- 1 Find the driftwood (this can be an adventure in itself, since it’s the perfect excuse to go to the beach, but you can also locate similar materials at a craft store).
- 2 Paint the driftwood … or don’t. It’s your call—the wood element further enhances that whole feng shui thing, and radiates a rustic Cali-boho vibe we love. We painted ours like a rainbow, check it out and go wild if you wish.
- 3 Paint the keys on one or both sides. When the wind knocks, the keys will make a surprisingly pretty, delicate sound—no banging or clanging like the clunky chimes of yore.
- 4 Tie as many pieces of twine as there are keys around the driftwood, leaving several inches to hang loose. Cut each piece at equal length and tie one key to each end.
The Sci Behind the DIY
Thank goodness for science when it comes to explaining things you can’t see! So, what causes wind? The short answer is ‘differences in atmospheric pressure’. When air moves from a higher to lower pressure area, it results in wind, which can move at all different speeds. Since our Earth is a rotating planet, it keeps wind moving in a side-to-side motion.

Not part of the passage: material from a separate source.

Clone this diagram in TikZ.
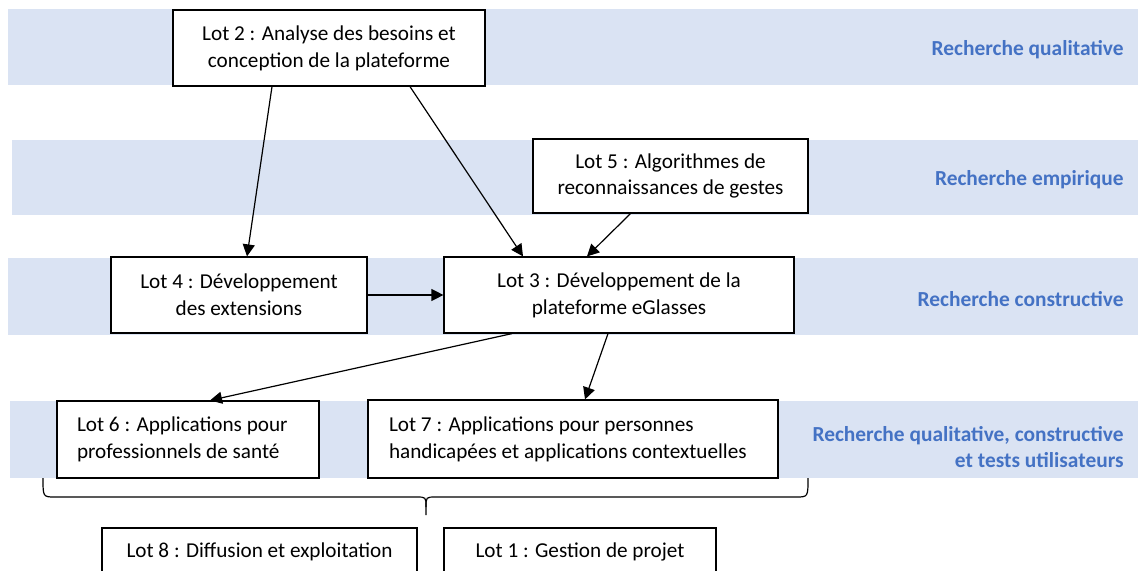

The lengths and placement of tubes (instead of keys) in a real windchime are much more precise, of course. Although they appear to dangle randomly at different lengths, they’re carefully placed to touch each other where each pipe will vibrate the most. This spot of vibration is referred to as an anti-node, and it resonates clear and pure (an anti-node lives in the center of each pipe and at the ends). The placement of strings, which typically connect where pipes vibrate most, also help to make the windchime a very relaxing, high-precision instrument.
In a nutshell, this project is as rewarding as it is fun. Simply step outside with your morning orange juice and feel ahhhhmazing in the presence of your windchime until the fam realizes you’re missing and someone screams “Mooooooooooooommmmmmmmmm!”
Which is laughably just one letter off from Ommmmmmm.